Pour doper le nombre de clics ou de vues - qui fixent leur salaire -, ces youtubeuses vivent dans un monde de sollicitation constante. Abonnez-vous à ma chaîne ! Suivez-moi sur Instagram ! Faites un pouce en l'air si vous avez aimé ma vidéo ! Cliquez en haut à droite ! Ça finit par user les nerfs de personnes âgées comme moi.

Dans leurs vidéos, des youtubeuses glissent parfois, entre deux séances de confection d'un chignon tourbillon, des confessions intimes sur des sujets plus sérieux, dont l'image corporelle. Ces témoignages, francs et sans filtre, sont mille fois plus intéressants, à mon avis, que n'importe quel tutoriel pour appliquer son fond de teint sans souci.

On peut se désoler de la vacuité du contenu de plusieurs de ces chaînes. Reste que ces youtubeuses, qui ont créé leur propre emploi, souvent dans leur chambre à coucher, réussissent là où les grands médias se cassent les dents : elles atteignent la génération mobile qui gravite complètement à l'extérieur des systèmes traditionnels. Cette connexion directe est précieuse et vaut très cher.

Il n'y a rien d'étonnant à voir poindre des youtubeuses - celles qui ont de la substance, bien sûr - sur des chaînes de télé dites traditionnelles, question de rajeunir l'audience. Au Québec, le phénomène n'a pas encore décollé. Aux États-Unis, oui. Deux exemples concrets pour vous : les séries Insecure de HBO et Haters Back Off ! de Netflix.

La comédie Insecure dérive des capsules Awkward Black Girl que l'humoriste Issa Rae, 31 ans, met en ligne sur YouTube depuis 2011. Clic par clic, vue par vue, Issa Rae a gonflé son nombre de fans et capté l'attention des patrons de HBO, qui lui ont commandé une série complète, inspirée de sa propre vie. Ça joue les dimanches à 22 h 30.

Insecure, c'est une comédie hyperréaliste sur les aléas d'Issa, une jeune Afro-Américaine qui s'apprête à fêter ses 30 ans et qui bosse dans un centre communautaire de Los Angeles, où elle est la seule employée noire. Issa rêve d'un meilleur emploi, d'une relation de couple plus satisfaisante, et elle rappe devant son miroir pour se (et nous) divertir.

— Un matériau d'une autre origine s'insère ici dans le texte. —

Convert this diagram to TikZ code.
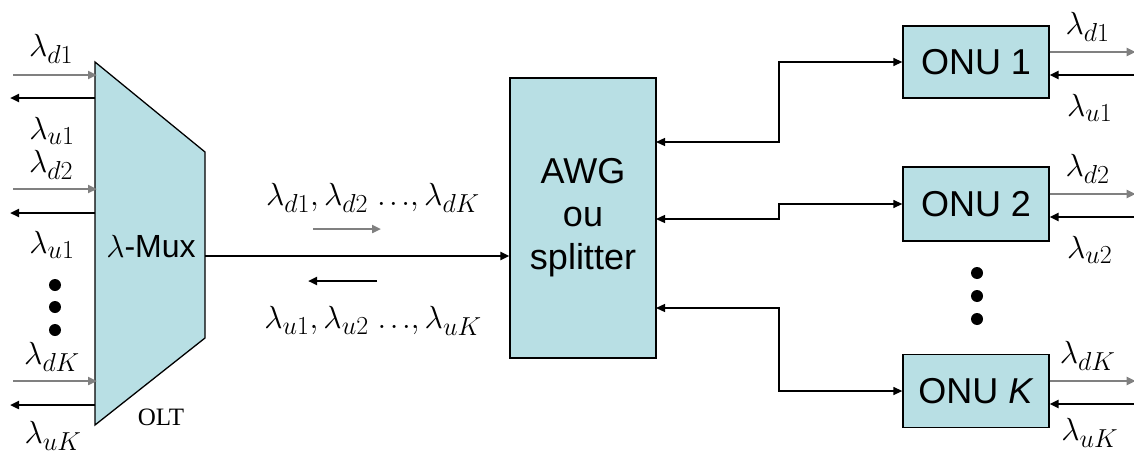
\RequirePackage{fix-cm}
\documentclass[tikz,border=0pt]{standalone}
\usepackage{fontspec}
\setsansfont{Liberation Sans}
\newfontfamily\oltfont{Liberation Serif}
\DeclareMathSizes{32}{32}{26}{20}
\usetikzlibrary{positioning,arrows.meta,calc}
\definecolor{boxcol}{RGB}{184,223,228}
\definecolor{dncol}{RGB}{128,128,128}
\newcommand{\tdots}{.\mkern2mu.\mkern2mu.}

\begin{document}
\begin{tikzpicture}[
  x=1pt, y=-1pt,
  >={Triangle[length=9pt,width=8pt]},
  box/.style={draw=black, line width=1.3pt, fill=boxcol, align=center,
              inner sep=0pt, font=\fontsize{36}{43}\selectfont\sffamily},
  dnarrow/.style={->, draw=dncol, line width=2.6pt},
  uparrow/.style={->, draw=black, line width=2.6pt},
  link/.style={<->, line width=1.3pt},
  lam/.style={inner sep=0pt, font=\fontsize{32}{34}\selectfont},
  dot/.style={circle, fill=black, inner sep=0pt, minimum size=12pt},
]
\useasboundingbox (0,0) rectangle (1134,455);

% ---------- OLT: lambda-Mux ----------
\coordinate (muxTL) at (95,62);
\coordinate (muxTR) at (205,152);
\coordinate (muxBR) at (205,338);
\coordinate (muxBL) at (95,425);
\draw[line width=1.3pt, fill=boxcol] (muxTL) -- (muxTR) -- (muxBR) -- (muxBL) -- cycle;
\node[inner sep=0pt, font=\fontsize{32}{34}\selectfont\sffamily] (mux) at (151,247) {$\lambda$-Mux};
\node[inner sep=0pt, font=\fontsize{25}{27}\selectfont\oltfont] (olt) at (161,417) {OLT};
\coordinate (muxOut) at (205,256);

% ---------- OLT side wavelengths ----------
\coordinate (inA) at (13,75);   \coordinate (inAe) at (97,75);
\coordinate (outA) at (95,98);  \coordinate (outAe) at (10,98);
\coordinate (inB) at (13,189);  \coordinate (inBe) at (97,189);
\coordinate (outB) at (95,213); \coordinate (outBe) at (10,213);
\coordinate (inK) at (13,381);  \coordinate (inKe) at (97,381);
\coordinate (outK) at (95,405); \coordinate (outKe) at (10,405);
\draw[dnarrow] (inA) -- (inAe);
\draw[uparrow] (outA) -- (outAe);
\draw[dnarrow] (inB) -- (inBe);
\draw[uparrow] (outB) -- (outBe);
\draw[dnarrow] (inK) -- (inKe);
\draw[uparrow] (outK) -- (outKe);

\node[lam] (ld1) at (51,49) {$\lambda_{d1}$};
\node[lam] (lu1) at (52,131) {$\lambda_{u1}$};
\node[lam] (ld2) at (51,165) {$\lambda_{d2}$};
\node[lam] (lu1b) at (52,245) {$\lambda_{u1}$};
\node[lam] (ldK) at (52,357) {$\lambda_{dK}$};
\node[lam] (luK) at (53,436) {$\lambda_{uK}$};
\node[dot] (dotL1) at (55,285) {};
\node[dot] (dotL2) at (55,307) {};
\node[dot] (dotL3) at (55,330) {};

% ---------- AWG / splitter ----------
\node[box, minimum width=146pt, minimum height=280pt] (awg) at (583,218)
  {AWG\\ou\\splitter};
\draw[uparrow, line width=2.4pt] (muxOut) -- (awg.west |- muxOut);

% ---------- feeder wavelengths ----------
\coordinate (fdn) at (313,229);  \coordinate (fdne) at (381,229);
\coordinate (fup) at (377,281);  \coordinate (fupe) at (308,281);
\draw[dnarrow] (fdn) -- (fdne);
\draw[uparrow] (fup) -- (fupe);
\node[lam] (fdlbl) at (373,198) {$\lambda_{d1},\lambda_{d2}\;\tdots,\lambda_{dK}$};
\node[lam] (fulbl) at (373,321) {$\lambda_{u1},\lambda_{u2}\;\tdots,\lambda_{uK}$};

% ---------- ONUs ----------
\node[box, minimum width=146pt, minimum height=72pt] (onuA) at (976,62) {ONU 1};
\node[box, minimum width=146pt, minimum height=74pt] (onuB) at (976,204) {ONU 2};
\node[box, minimum width=146pt, minimum height=73pt] (onuK) at (976,391) {ONU \textit{K}};
\node[dot] (dotR1) at (977,273) {};
\node[dot] (dotR2) at (977,296) {};
\node[dot] (dotR3) at (977,319) {};

% ---------- AWG to ONU links ----------
\coordinate (awgA) at (656,142);
\coordinate (awgB) at (656,219);
\coordinate (awgK) at (656,308);
\draw[link] (awgA) -- ++(123,0) |- (onuA.west);
\draw[link] (awgB) -- ++(123,0) |- (onuB.west);
\draw[link] (awgK) -- ++(123,0) |- (onuK.west);

% ---------- ONU side wavelengths ----------
\foreach \o/\w/\d in {onuA/1/33, onuB/2/33, onuK/K/29} {
  \coordinate (\o dn) at ($(\o.east)+(0,-10)$);
  \coordinate (\o up) at ($(\o.east)+(86,13)$);
  \draw[dnarrow] (\o dn) -- ++(86,0);
  \draw[uparrow] (\o up) -- ++(-86,0);
  \node[lam] (\o dl) at ($(\o dn)+(38,-25)$) {$\lambda_{d\w}$};
  \node[lam] (\o ul) at ($(\o up)+(-46,\d)$) {$\lambda_{u\w}$};
}

\end{tikzpicture}
\end{document}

J'aime beaucoup Insecure, qui nous immerge dans le Los Angeles des gens normaux et non dans le bling-bling d'Hollywood. C'est dénué de clichés et c'est très touchant. Des thèmes importants (stéréotypes raciaux, féminisme) y sont abordés avec un humour intelligent qui décroche des sourires à tout coup.

Le cas de Haters Back Off !, offert en anglais et en français sur Netflix, est plus complexe. Cette comédie flyée met en vedette le personnage de Miranda Sings, qui a été inventé par la youtubeuse Colleen Ballinger, 29 ans, pour se moquer de toutes ces jeunes femmes cherchant désespérément la célébrité sur le web.

Grosse caricature, Miranda incarne à elle seule tous les clichés associés aux youtubeuses. Elle est narcissique, chiante, superficielle, convaincue d'être la meilleure, d'être la plus belle et n'a aucun recul par rapport à elle-même. Bref, c'est une personne extrêmement désagréable. Et Miranda n'est pas brillante, il faut le dire.

Regarder pendant 30 minutes un personnage peu aimable et sans talent comme Miranda s'avère insupportable. Les personnages qui l'entourent (sa mère neurasthénique, son oncle stupide) ne la rendent pas plus sympathique, malheureusement.

Une capsule de Miranda, ça va. Une demi-heure, ça tombe sur le coeur. Je ne crois pas qu'une sitcom bricolée autour de la maquilleuse Gaby Gravel (excellente Florence Longpré) de Like-moi ! fonctionnerait non plus. La bêtise, c'est comme une pince à épiler : il ne faut pas en abuser.